One of the sanity checks for this toy model for me was to numerically test out Popper’s theory that a democracy with First Past the Post (FPTP) system is better designed for its political error-correction function, as opposed to systems like Proportional Representation (PR). PR cannot avoid coalitions where fringe parties still form the government (even when the mandate is against them) and can still remain in position to affect government policy by acting as king-makers. In other words, PR is not the best democratic system to remove bad leaders. Turns out the guy was making sense and my numerical experiment, at least, bears this out quite nicely.

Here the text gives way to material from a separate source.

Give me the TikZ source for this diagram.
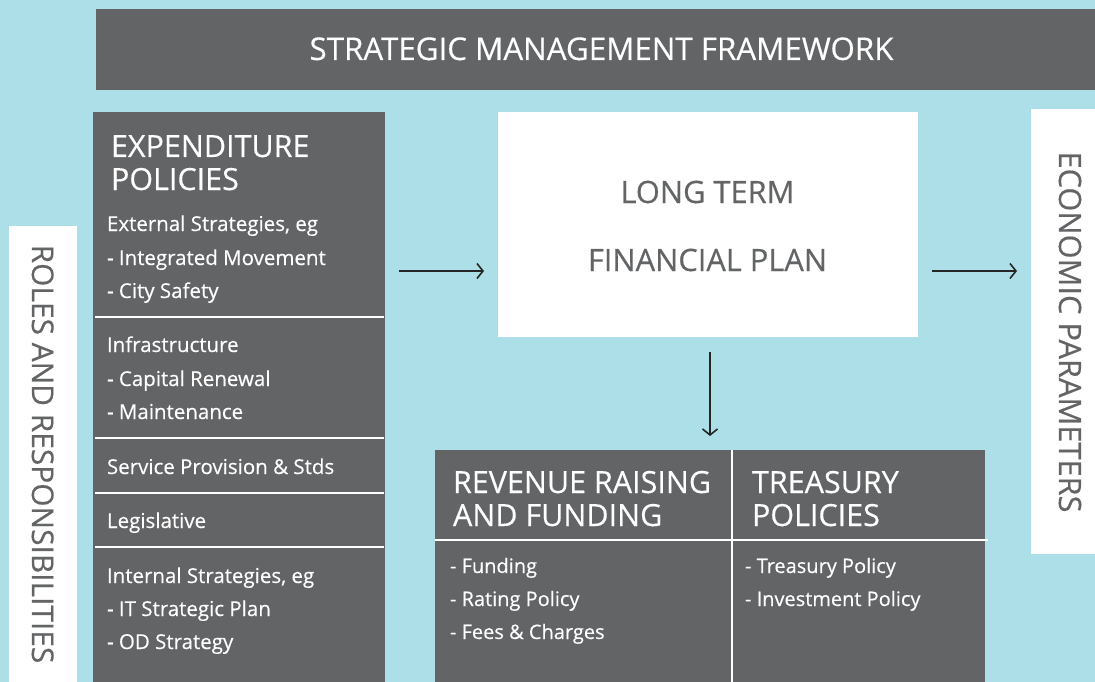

The above show simulations of how the Left, Right and Centre parties’ seats evolve across elections for Proportional Representation (PR) and First Past the Post (FPTP), where the average swing vote-share is set to 25% and the volatility is high. The results compare the final seats in 2 systems for exactly the same voting across all 500 constituencies. It is immediately obvious that under PR, no party ever gets absolute majority (>250 seats), which implies a polity hobbled with coalition politics for generations. Secondly, signals from voter swings barely register in PR, as opposed to FPTP where the effect is dramatic. This is evident in the results of the last few elections, which represent a clear swing for the Left – increase of seats from 150 to over 250, whereas the Right is decimated in FPTP. The same swing is also somewhat visible in PR, but the Right still retain around 120 seats leaving lots of room for a Centre-Right coalition to form the goverment even though the mandate was to deprive the Right of power. Finally, for most elections where the swings are indecisive, the power remains well with the Centrists with full majority in FPTP, with very little need to share it with the political fringes. In sharp contrast, PR systems tend to minimize centrist power in times of high political volatility, leading to minimal seats for the centrist party in almost all simulated elections.
This toy model is quite simplistic and makes some questionable assumptions. But there are a lot of ways to play around with it, not least by extending it to calibrate to real training datasets, i.e. constituency-level historic voting patterns and polling data. I am even tempted to have a stab at it, as most of these data are publicly available for the UK. Not sure how much time I’ll get to devote to this.